HomeMusicReview: Drake, 'Scorpion'

Review: Drake, ‘Scorpion’

Looks like Drake didn’t get the memo. In a year where attention spans continue to dwindle, the hottest viral rap hits are under two minutes long, and even veterans like The Carters, Nas, and Kanye West released their shortest projects to date, Toronto’s favorite son returns with a 90-minute, 25-track double album. The nerve. The audacity.

Scorpion is defined by the contradictions, narcissism, and pettiness millions of fans have come to love from Drake, but the boy’s craft is at an all-time low. With over two dozen songs to sort through, listeners may find it harder than ever to distinguish between what’s worthwhile and what’s worth skipping. Tracks drag on with repetitive beats, stale flows, overindulgent outros, and inconsequential skits from the likes of Plies, Stefflon Don, and WBLK 93.7 DJ Al Wood.

The decision to split Scorpion down the middle into a rap-centric Side A and R&B-leaning Side B proves especially troublesome—Drake’s defining trait is his ability to effortlessly shift from rapping to singing, so why group so many similar-sounding tracks together? Perhaps this album was a different beast before May 29th, 2018, when Pusha T dropped the ruthless diss track “The Story of Adidon” and set fire to the quietly simmering rumors of Drake’s fatherhood. 

There are moments throughout where it’s clear Drake went back in the studio in the past month: “I wasn’t hidin’ my kid from the world, I was hidin’ the world from my kid”, he insists on “Emotionless”, one of the few headline-worthy tracks here. Even then, as with several others on Scorpion, the track is more compelling for its beautiful sample work than any of Drake’s lyrics.

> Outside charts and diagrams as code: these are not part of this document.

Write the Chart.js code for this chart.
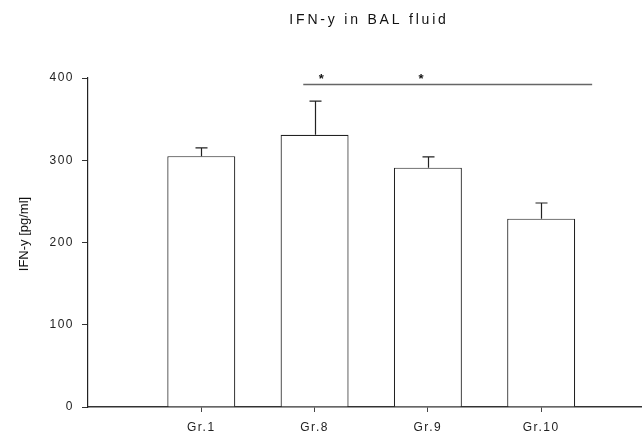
<!DOCTYPE html>
<html>
<head>
<meta charset="utf-8">
<script src="https://cdn.jsdelivr.net/npm/chart.js@4.4.1/dist/chart.umd.min.js"></script>
<style>
  body { margin: 0; background: #fff; }
  canvas { display: block; }
</style>
</head>
<body>
<canvas id="ifn-chart" width="642" height="434"></canvas>
<script>
// data
const groups = ['Gr.1', 'Gr.8', 'Gr.9', 'Gr.10'];
const meanValues = [305, 331, 291, 229];
const errValues = [10, 41, 13, 19];
const yTicks = [0, 100, 200, 300, 400];

// significance bracket (data units)
const sigLine = { from: 1.9, to: 4.45, y: 392 };
const sigStars = [2.06, 2.94];

const titleText = 'IFN-y in BAL fluid';
const yTitle = 'IFN-y [pg/ml]';

Chart.defaults.font.family = '"Liberation Sans", Arial, sans-serif';
Chart.defaults.color = '#222';

// error bars, significance line, title and y label
const extras = {
    id: 'extras',
    beforeDraw(chart) {
        chart.ctx.letterSpacing = '1.5px';
    },
    afterDatasetsDraw(chart) {
        const { ctx, scales: { x, y } } = chart;
        ctx.save();
        ctx.strokeStyle = '#222';
        ctx.lineWidth = 1.2;
        meanValues.forEach((v, i) => {
            const px = Math.round(x.getPixelForValue(i + 1)) + 0.5;
            const top = y.getPixelForValue(v + errValues[i]);
            const base = y.getPixelForValue(v);
            ctx.beginPath();
            ctx.moveTo(px, base);
            ctx.lineTo(px, top);
            ctx.moveTo(px - 6, top);
            ctx.lineTo(px + 6, top);
            ctx.stroke();
        });
        ctx.restore();
    },
    afterDraw(chart) {
        const { ctx, chartArea, scales: { x, y } } = chart;
        ctx.save();
        // significance line
        ctx.strokeStyle = '#666';
        ctx.lineWidth = 1.5;
        const ly = y.getPixelForValue(sigLine.y);
        ctx.beginPath();
        ctx.moveTo(x.getPixelForValue(sigLine.from), ly);
        ctx.lineTo(x.getPixelForValue(sigLine.to), ly);
        ctx.stroke();
        ctx.letterSpacing = '0px';
        ctx.fillStyle = '#111';
        ctx.font = 'bold 13px "Liberation Sans", Arial, sans-serif';
        ctx.textAlign = 'center';
        ctx.textBaseline = 'middle';
        sigStars.forEach(s => ctx.fillText('*', x.getPixelForValue(s), ly - 5));

        // title
        ctx.font = '14px "Liberation Sans", Arial, sans-serif';
        ctx.letterSpacing = '2.8px';
        ctx.fillStyle = '#111';
        ctx.fillText(titleText, (chartArea.left + chartArea.right) / 2 + 4, 20);

        // y axis title
        ctx.letterSpacing = '0px';
        ctx.font = '13px "Liberation Sans", Arial, sans-serif';
        ctx.translate(24, 234);
        ctx.rotate(-Math.PI / 2);
        ctx.fillText(yTitle, 0, 0);
        ctx.restore();
    }
};

const ctx = document.getElementById('ifn-chart').getContext('2d');
new Chart(ctx, {
    type: 'bar',
    data: {
        datasets: [{
            data: meanValues.map((v, i) => ({ x: i + 1, y: v })),
            backgroundColor: '#fff',
            borderColor: '#222',
            borderWidth: 1.2,
            categoryPercentage: 0.6,
            barPercentage: 1
        }]
    },
    options: {
        responsive: false,
        animation: false,
        devicePixelRatio: 1,
        layout: { padding: { top: 78, right: 0, bottom: 0, left: 0 } },
        plugins: {
            legend: { display: false },
            tooltip: { enabled: false },
            title: { display: false }
        },
        scales: {
            x: {
                type: 'linear',
                min: 0,
                max: 4.89,
                offset: false,
                afterFit: s => { s.height = 27; },
                afterBuildTicks: s => { s.ticks = groups.map((g, i) => ({ value: i + 1 })); },
                grid: { offset: false, drawOnChartArea: false, tickLength: 5, color: '#444', tickWidth: 1 },
                border: { color: '#333', width: 1.5 },
                ticks: {
                    padding: 8,
                    font: { size: 12 },
                    color: '#222',
                    callback: v => groups[v - 1] || ''
                }
            },
            y: {
                min: 0,
                max: 400,
                afterFit: s => { s.width = 88; },
                afterBuildTicks: s => { s.ticks = yTicks.map(v => ({ value: v })); },
                grid: { drawOnChartArea: false, tickLength: 6, color: '#333', tickWidth: 1 },
                border: { color: '#222', width: 1.2 },
                ticks: { padding: 8, font: { size: 12 }, color: '#222' }
            }
        }
    },
    plugins: [extras]
});
</script>
</body>
</html>
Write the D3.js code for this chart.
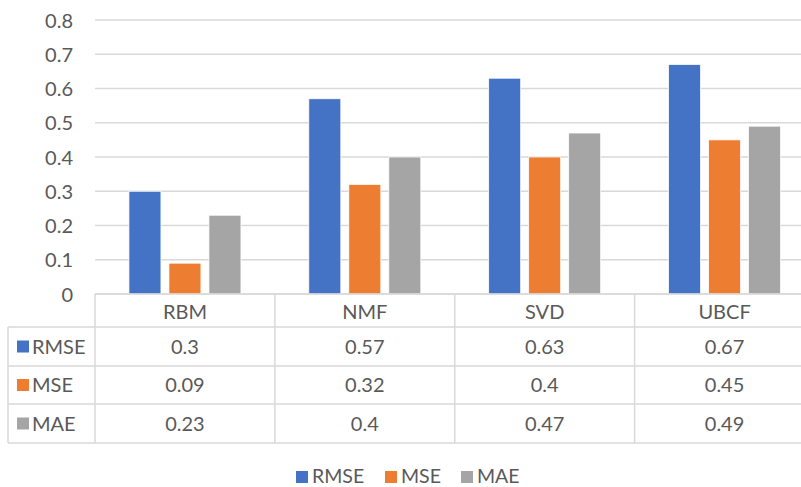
<!DOCTYPE html>
<html>
<head>
<meta charset="utf-8">
<script src="https://cdn.jsdelivr.net/npm/d3@7"></script>
<style>
  html, body { margin: 0; padding: 0; background: #ffffff; }
  svg { display: block; }
  text { font-family: Lato, "Open Sans", sans-serif; fill: #595959; }
</style>
</head>
<body>
<svg id="chart" width="801" height="487"></svg>
<script>
const categories = ["RBM", "NMF", "SVD", "UBCF"];
const seriesNames = ["RMSE", "MSE", "MAE"];
const rmseValues = [0.3, 0.57, 0.63, 0.67];
const mseValues = [0.09, 0.32, 0.4, 0.45];
const maeValues = [0.23, 0.4, 0.47, 0.49];
const yTicks = [0, 0.1, 0.2, 0.3, 0.4, 0.5, 0.6, 0.7, 0.8];
const colors = ["#4472C4", "#ED7D31", "#A5A5A5"];

const seriesValues = [rmseValues, mseValues, maeValues];
const series = seriesNames.map((name, i) => ({ name, values: seriesValues[i], color: colors[i] }));

const svg = d3.select("#chart");
const W = 801, H = 487;
const plotLeft = 95, plotRight = 814.5, plotTop = 20, plotBottom = 294;
const gridColor = "#D9D9D9";
const fontSize = 20;

const x = d3.scaleBand().domain(categories).range([plotLeft, plotRight]);
const xs = d3.scaleBand().domain(seriesNames).range([-56, 56]).paddingInner(0.2).paddingOuter(0);
const y = d3.scaleLinear().domain([0, 0.8]).range([plotBottom, plotTop]);

// gridlines
svg.append("g").selectAll("line").data(yTicks).join("line")
  .attr("x1", plotLeft).attr("x2", W)
  .attr("y1", d => y(d)).attr("y2", d => y(d))
  .attr("stroke", gridColor).attr("stroke-width", 1.5);

// y axis labels
const yAxis = d3.axisLeft(y).tickValues(yTicks).tickSize(0).tickPadding(0)
  .tickFormat(d => d === 0 ? "0" : d3.format(".1f")(d));
const yg = svg.append("g").attr("transform", `translate(73,0)`).call(yAxis);
yg.select(".domain").remove();
yg.selectAll("text").attr("font-size", fontSize).attr("font-family", "Lato, sans-serif").attr("fill", "#595959").attr("dy", "0.35em");

// bars
const groups = svg.append("g").selectAll("g").data(series).join("g").attr("fill", d => d.color);
groups.selectAll("rect").data(s => s.values.map((v, i) => ({ s: s.name, c: categories[i], v })))
  .join("rect")
  .attr("x", d => x(d.c) + x.bandwidth() / 2 + xs(d.s))
  .attr("width", xs.bandwidth())
  .attr("y", d => y(d.v))
  .attr("height", d => y(0) - y(d.v))
  .attr("stroke", "#ffffff").attr("stroke-width", 0.75);

// data table
const tableLeft = 8;
const rowTops = [294, 327, 366, 404, 443];
const tbl = svg.append("g");
tbl.append("line").attr("x1", plotLeft).attr("x2", W).attr("y1", rowTops[0]).attr("y2", rowTops[0])
  .attr("stroke", gridColor).attr("stroke-width", 1.5);
tbl.selectAll("line.h").data(rowTops.slice(1)).join("line").attr("class", "h")
  .attr("x1", tableLeft).attr("x2", W).attr("y1", d => d).attr("y2", d => d)
  .attr("stroke", gridColor).attr("stroke-width", 1.5);
const vx = categories.map(c => x(c)).concat([x(categories[categories.length - 1]) + x.bandwidth()]);
tbl.selectAll("line.v").data(vx).join("line").attr("class", "v")
  .attr("x1", d => d).attr("x2", d => d).attr("y1", rowTops[0]).attr("y2", rowTops[4])
  .attr("stroke", gridColor).attr("stroke-width", 1.5);
tbl.append("line").attr("x1", tableLeft).attr("x2", tableLeft).attr("y1", rowTops[1]).attr("y2", rowTops[4])
  .attr("stroke", gridColor).attr("stroke-width", 1.5);

// category labels
tbl.selectAll("text.cat").data(categories).join("text").attr("class", "cat")
  .attr("x", d => x(d) + x.bandwidth() / 2).attr("y", (rowTops[0] + rowTops[1]) / 2 + 1)
  .attr("text-anchor", "middle").attr("dy", "0.35em").attr("font-size", fontSize).text(d => d);

// row headers & values
series.forEach((s, r) => {
  const cy = (rowTops[r + 1] + rowTops[r + 2]) / 2;
  tbl.append("rect").attr("x", 17).attr("y", cy - 6).attr("width", 12).attr("height", 12).attr("fill", s.color);
  tbl.append("text").attr("x", 32).attr("y", cy).attr("dy", "0.35em").attr("font-size", fontSize).text(s.name);
  tbl.selectAll(null).data(s.values).join("text")
    .attr("x", (d, i) => x(categories[i]) + x.bandwidth() / 2).attr("y", cy)
    .attr("text-anchor", "middle").attr("dy", "0.35em").attr("font-size", fontSize)
    .text(d => String(d));
});

// bottom legend
const legendX = [296, 385, 461];
const lg = svg.append("g");
series.forEach((s, i) => {
  lg.append("rect").attr("x", legendX[i]).attr("y", 471).attr("width", 12).attr("height", 12).attr("fill", s.color);
  lg.append("text").attr("x", legendX[i] + 16).attr("y", 483).attr("font-size", 19.5).text(s.name);
});
</script>
</body>
</html>
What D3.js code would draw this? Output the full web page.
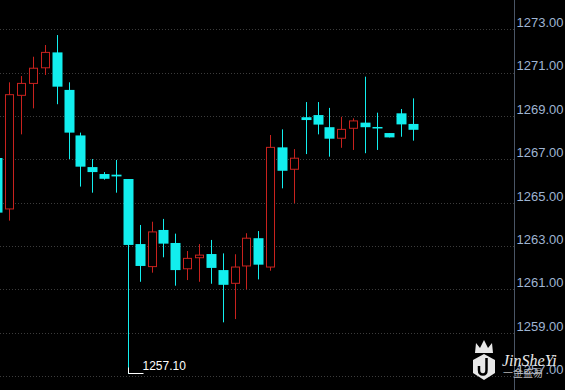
<!DOCTYPE html>
<html>
<head>
<meta charset="utf-8">
<script src="https://cdn.jsdelivr.net/npm/d3@7"></script>
<style>
  html, body { margin: 0; padding: 0; background: #000; }
  svg { display: block; }
</style>
</head>
<body>
<div id="chart"></div>
<script>
// OHLC per bar
var opens  = [1267.06,1264.71,1269.95,1270.50,1271.22,1271.93,1270.20,1268.10,1266.64,1266.32,1266.29,1266.09,
              1263.09,1262.05,1263.74,1263.14,1261.95,1262.46,1262.63,1261.89,1261.28,1262.08,1263.36,1262.03,
              1267.55,1266.54,1268.94,1269.04,1268.48,1267.97,1268.43,1268.69,1268.49,1268.21,1269.12,1268.63];
var highs  = [1267.30,1270.55,1270.84,1271.73,1272.27,1272.73,1270.55,1268.23,1267.01,1266.41,1266.97,1266.09,
              1263.97,1264.12,1264.25,1263.57,1262.77,1263.09,1263.28,1262.66,1262.62,1263.59,1263.69,1268.12,
              1268.38,1267.47,1269.64,1269.64,1269.37,1268.96,1268.89,1270.81,1269.15,1268.21,1269.32,1269.81];
var lows   = [1264.20,1264.17,1268.15,1269.35,1270.89,1269.54,1267.01,1265.74,1265.46,1266.06,1265.46,1257.10,
              1261.35,1261.77,1262.48,1261.17,1261.43,1261.35,1261.26,1259.48,1259.63,1261.00,1261.46,1261.86,
              1265.66,1264.97,1267.24,1268.15,1267.12,1267.53,1267.43,1267.28,1267.43,1268.01,1268.04,1267.86];
var closes = [1264.54,1269.98,1270.50,1271.20,1271.93,1270.35,1268.23,1266.66,1266.41,1266.10,1266.21,1263.05,
              1262.08,1263.65,1263.11,1261.89,1262.43,1262.58,1261.99,1261.21,1262.03,1263.36,1262.14,1267.55,
              1266.47,1267.05,1268.81,1268.60,1267.95,1268.38,1268.77,1268.48,1268.46,1268.01,1268.61,1268.36];
var yTicks = [1257, 1259, 1261, 1263, 1265, 1267, 1269, 1271, 1273];

var width = 565, height = 390;
var axisX = 514;
var upColor = "#c8221e", downColor = "#12eeee";

var data = opens.map(function(o, i) {
    return {i: i, open: o, high: highs[i], low: lows[i], close: closes[i]};
});

var x = d3.scaleLinear().domain([0, 35]).range([-2.6, 412.5]);
var y = d3.scaleLinear().domain([1257, 1273]).range([376.1, 29.2]);

var svg = d3.select("#chart").append("svg")
    .attr("width", width)
    .attr("height", height)
    .style("background", "#000");

// dotted grid
svg.append("g")
    .selectAll("line")
    .data(yTicks)
    .join("line")
    .attr("x1", 0)
    .attr("x2", axisX)
    .attr("y1", d => Math.round(y(d)) + 0.5)
    .attr("y2", d => Math.round(y(d)) + 0.5)
    .attr("stroke", "#3c3c3c")
    .attr("stroke-dasharray", "1,2");

// right axis
var yAxis = d3.axisRight(y)
    .tickValues(yTicks)
    .tickSize(0)
    .tickPadding(2)
    .tickFormat(d3.format(".2f"));

svg.append("g")
    .attr("transform", `translate(${axisX + 0.5},0)`)
    .call(yAxis)
    .call(g => g.select(".domain").attr("d", `M0,0V${height}`).attr("stroke", "#4a5566"))
    .call(g => g.selectAll(".tick text")
        .attr("fill", "#9fb4d2")
        .attr("dy", "-0.2em")
        .style("font", "13px 'Liberation Sans', Arial, sans-serif"));

// candles
var c = svg.append("g")
    .selectAll("g")
    .data(data)
    .join("g");

c.append("line")
    .attr("x1", d => Math.round(x(d.i)) + 0.5)
    .attr("x2", d => Math.round(x(d.i)) + 0.5)
    .attr("y1", d => y(d.high))
    .attr("y2", d => y(d.low))
    .attr("stroke", d => d.close > d.open ? upColor : downColor);

c.append("rect")
    .attr("x", d => Math.round(x(d.i)) - 4 + (d.close > d.open ? 0.5 : -0.5))
    .attr("width", d => d.close > d.open ? 8 : 10)
    .attr("y", d => y(Math.max(d.open, d.close)))
    .attr("height", d => Math.max(1.5, y(Math.min(d.open, d.close)) - y(Math.max(d.open, d.close))))
    .attr("fill", d => d.close > d.open ? "#000" : downColor)
    .attr("stroke", d => d.close > d.open ? upColor : "none");

// lowest price marker
var lowIdx = d3.minIndex(lows);
var lx = Math.round(x(lowIdx)) + 0.5, ly = Math.round(y(lows[lowIdx])) - 0.5;
svg.append("path")
    .attr("d", `M${lx},${ly - 6}V${ly}H${lx + 15}`)
    .attr("fill", "none")
    .attr("stroke", "#fff");
svg.append("text")
    .attr("x", lx + 14)
    .attr("y", ly - 4)
    .attr("fill", "#fff")
    .style("font", "12px 'Liberation Sans', Arial, sans-serif")
    .text(d3.format(".2f")(lows[lowIdx]));

// watermark
var wm = svg.append("g").attr("fill", "#e8e8e8");
wm.append("path")
    .attr("d", "M475,353 L476,343 L480,348 L484,340 L488,348 L492,343 L493,353 Z");
wm.append("path")
    .attr("d", "M484,354 L495,360 L495,373 L484,380 L473,373 L473,360 Z");
wm.append("path")
    .attr("d", "M486.5,358 V370 Q486.5,374.5 483,374.5 Q479,374.5 479,370 V366")
    .attr("fill", "none")
    .attr("stroke", "#000")
    .attr("stroke-width", 2.5);
wm.append("text")
    .attr("x", 502)
    .attr("y", 366)
    .style("font", "italic 16px 'Liberation Serif', serif")
    .text("JinSheYi");
wm.append("text")
    .attr("x", 503)
    .attr("y", 377)
    .attr("fill", "#bbb")
    .style("font", "10px 'Noto Sans CJK SC', sans-serif")
    .text("一金盛易");
</script>
</body>
</html>
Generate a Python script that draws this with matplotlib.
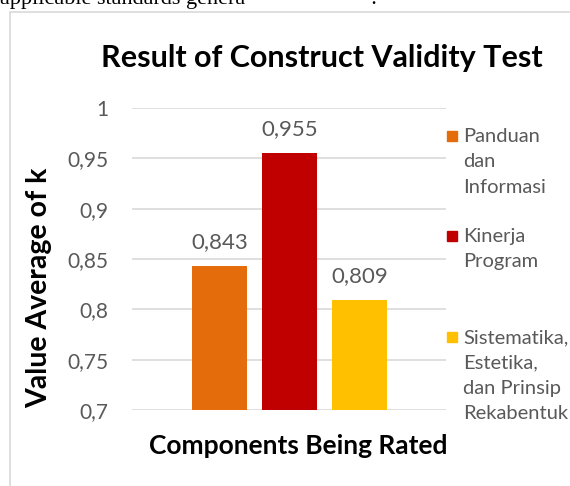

The prospect of unexpected paternity would be enough to humanize a different artist, but Drake chooses to spend more time critiquing the social media behavior of women and half-heartedly bragging about his success than on earnest reflection. When the time finally comes for Drizzy to grapple with fatherhood on album-closer “March 14”, a track directed at his son Adonis, he demonstrates a shocking lack of tact:

“Realize I gotta think for two now

I gotta make it, I better make it

I promise if I’m not dead then I’m dedicated…
…October baby for irony’s sake, of course

I got this 11 tatted for somebody, now it’s yours

And believe me, I can’t wait to get a hundred more”

Even when faced with something more substantial than sex and money, Drake makes it about his ego. The very end of “March 14” drives this point home even further with an interpolation Boyz II Men’s “Khalil Interlude”. “I’m changing from boy to a man,” he croons, but said evolution is utterly absent on Scorpion. Let’s hope for Adonis’ sake that his father grows up sooner rather than later.